Vise Jaw Liners With a Little 'Give'
Scrap pieces of composite decking boards make ideal jaw liners for a woodworking vise. Compared with a wood liner, the rubbery surface has more give and grip. That makes composite liners good for holding cylindrical or oddly shaped work pieces. And when you release the clamp, the composite liner returns to its original flatness.
Space-Saving Cutting and Finishing Bench
Save space and make plywood cutting easier by building this hinged, flip-up, open-web bench. It’ll take some care and patience to cut the interlocking joints, but after that, assembly is a cinch. Make everything from 1x4s. The bench shown is about 3 x 5 ft.—a good size for nearly any plywood cut. Keep the screws at least 1/4 in. from the top edge. Get it out of the way by tipping it up against the wall and locking it into place with a wooden turnbuckle, turned behind a 1×2 catch block that’s mounted with the thin side against the front board.
The grid work provides solid, even support for sawing or finishing. But make sure to set your saw to cut only 1/8 in. into the table so you don’t hit any of the assembly screws or weaken the table. Thanks to Bob Dawson for this cutting-edge tip.

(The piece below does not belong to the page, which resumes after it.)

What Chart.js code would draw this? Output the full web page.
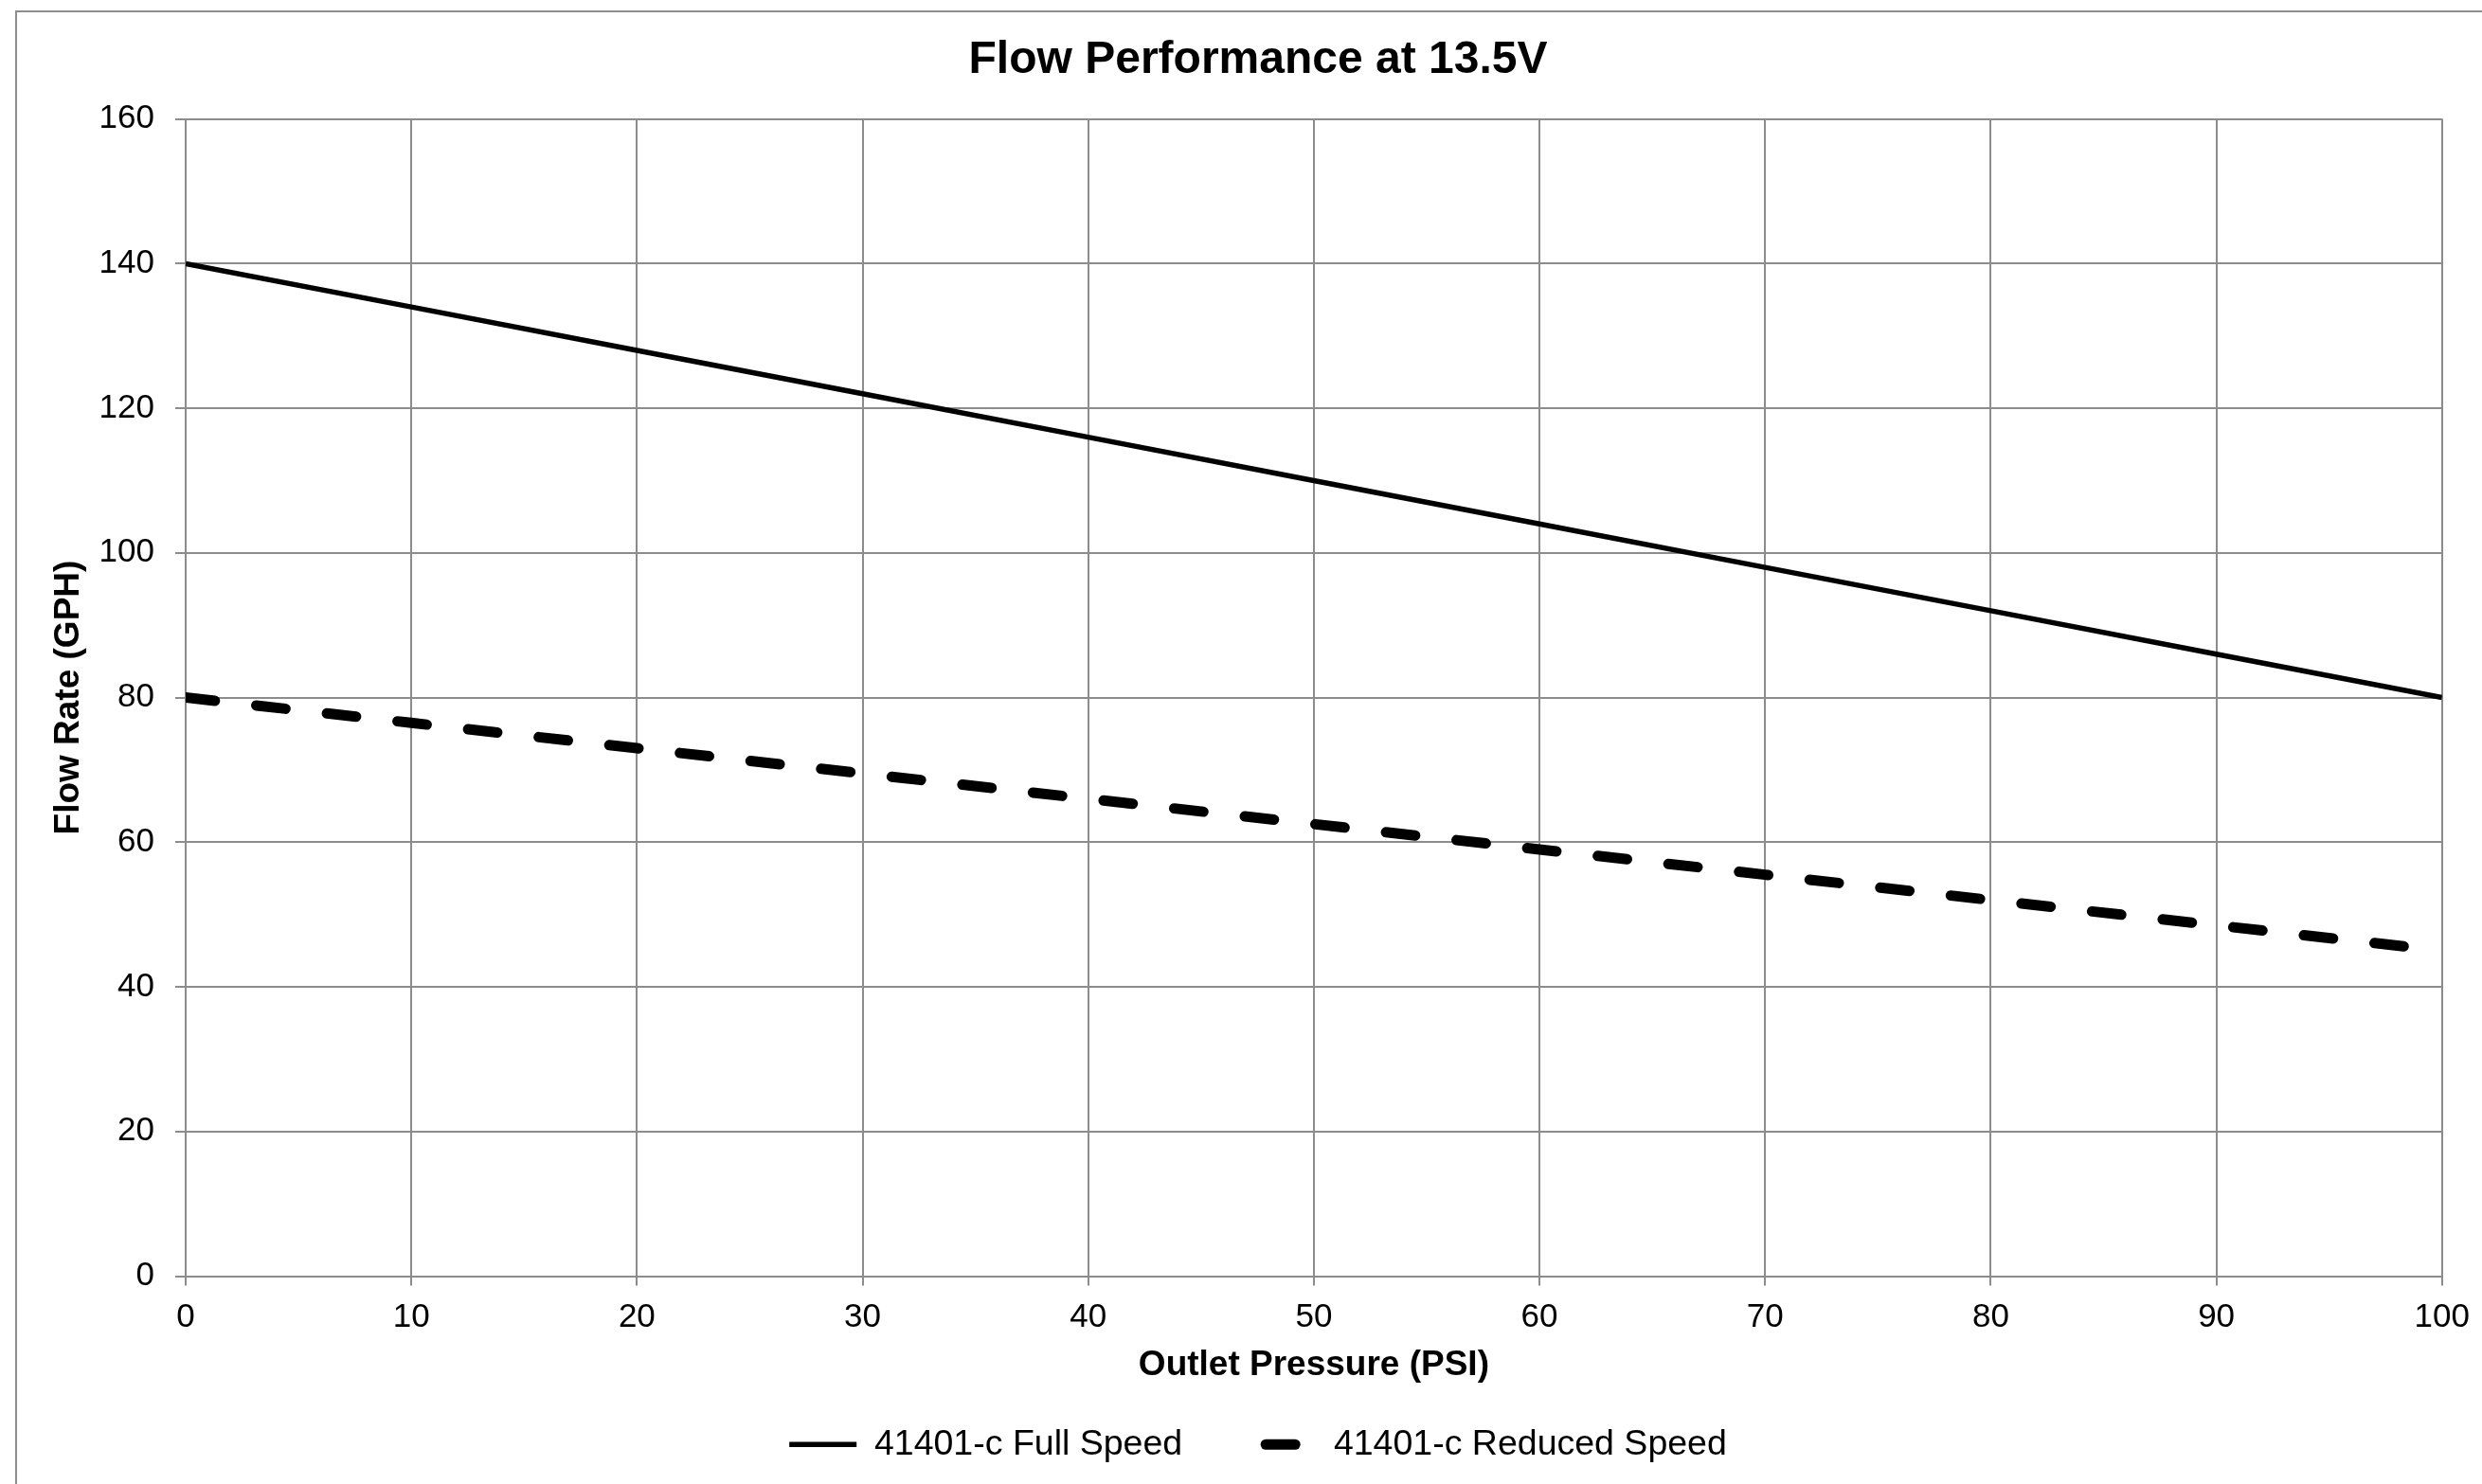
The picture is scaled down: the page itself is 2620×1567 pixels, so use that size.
<!DOCTYPE html>
<html>
<head>
<meta charset="utf-8">
<title>Flow Performance at 13.5V</title>
<script src="https://cdn.jsdelivr.net/npm/chart.js@4/dist/chart.umd.min.js"></script>
<style>
  html, body { margin: 0; padding: 0; background: #fff; overflow: hidden; }
  #frame { position: absolute; left: 16px; top: 11px; width: 3000px; height: 3000px;
           border: 2px solid #8e8e8e; box-sizing: border-box; z-index: 0; }
  #chart { position: absolute; left: 0; top: 0; z-index: 1; }
</style>
</head>
<body>
<div id="frame"></div>
<canvas id="chart" width="2620" height="1567"></canvas>
<script>
// datos
const pressure = [0, 10, 20, 30, 40, 50, 60, 70, 80, 90, 100];
const fullSpeed = [140, 134, 128, 122, 116, 110, 104, 98, 92, 86, 80];
const reducedSpeed = [80, 76.5, 73, 69.5, 66, 62.5, 59, 55.5, 52, 48.5, 45];
const xTicks = [0, 10, 20, 30, 40, 50, 60, 70, 80, 90, 100];
const yTicks = [0, 20, 40, 60, 80, 100, 120, 140, 160];

const gridColor = '#8c8c8c';
Chart.defaults.font.family = "'Liberation Sans', Arial, sans-serif";
Chart.defaults.color = '#000';

const toPoints = (xs, ys) => xs.map((x, i) => ({ x: x, y: ys[i] }));

const ctx = document.getElementById('chart').getContext('2d');
const chart = new Chart(ctx, {
    type: 'line',
    data: {
        datasets: [{
            label: '41401-c Full Speed',
            data: toPoints(pressure, fullSpeed),
            borderColor: '#000',
            backgroundColor: '#000',
            borderWidth: 5.5,
            pointRadius: 0,
            tension: 0,
            clip: 0
        }, {
            label: '41401-c Reduced Speed',
            data: toPoints(pressure, reducedSpeed),
            borderColor: '#000',
            backgroundColor: '#000',
            borderWidth: 11,
            borderDash: [31, 44],
            borderCapStyle: 'round',
            pointRadius: 0,
            tension: 0,
            clip: 0
        }]
    },
    options: {
        responsive: false,
        devicePixelRatio: 1,
        animation: false,
        layout: { padding: { left: 75, right: 39, top: 0, bottom: 13 } },
        plugins: {
            title: {
                display: true,
                text: 'Flow Performance at 13.5V',
                color: '#000',
                font: { size: 48, weight: 'bold' },
                padding: { top: 35, bottom: 33 }
            },
            legend: {
                position: 'bottom',
                labels: {
                    color: '#000',
                    font: { size: 37.5 },
                    usePointStyle: true,
                    pointStyle: 'line',
                    pointStyleWidth: 71,
                    padding: 70,
                    generateLabels: function (c) {
                        const items = Chart.defaults.plugins.legend.labels.generateLabels(c);
                        items.forEach(it => {
                            const ds = c.data.datasets[it.datasetIndex];
                            it.lineWidth = ds.borderWidth;
                            it.lineDash = ds.borderDash || [];
                            it.lineCap = ds.borderCapStyle || 'butt';
                            if (it.lineDash.length) it.lineDashOffset = -18;
                        });
                        return items;
                    }
                }
            },
            tooltip: { enabled: false }
        },
        scales: {
            x: {
                type: 'linear',
                min: 0,
                max: 100,
                afterBuildTicks: s => { s.ticks = xTicks.map(v => ({ value: v })); },
                afterFit: s => { s.height = 89; },
                ticks: { font: { size: 35 }, padding: 13, maxRotation: 0 },
                grid: { color: gridColor, lineWidth: 2, tickLength: 10 },
                border: { color: gridColor, width: 2 },
                title: {
                    display: true,
                    text: 'Outlet Pressure (PSI)',
                    font: { size: 37, weight: 'bold' },
                    padding: { top: 8, bottom: -27 }
                }
            },
            y: {
                min: 0,
                max: 160,
                afterBuildTicks: s => { s.ticks = yTicks.map(v => ({ value: v })); },
                afterFit: s => { s.width = 121; },
                ticks: { font: { size: 35 }, padding: 22 },
                grid: { color: gridColor, lineWidth: 2, tickLength: 11 },
                border: { color: gridColor, width: 2 },
                title: {
                    display: true,
                    text: 'Flow Rate (GPH)',
                    font: { size: 37, weight: 'bold' },
                    padding: { top: -24, bottom: 0 }
                }
            }
        }
    }
});
</script>
</body>
</html>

A vinyl tablecloth—any size—comes in handy for all kinds of woodworking jobs (available at discount stores). Put it under boards you're gluing together. Any glue drips will easily peel off the plastic surface after they dry. Or place the tablecloth as a thin cushion under workpieces you're sanding and finishing, and use it as a protective barrier between the workbench and project parts when you're tapping that next masterpiece together.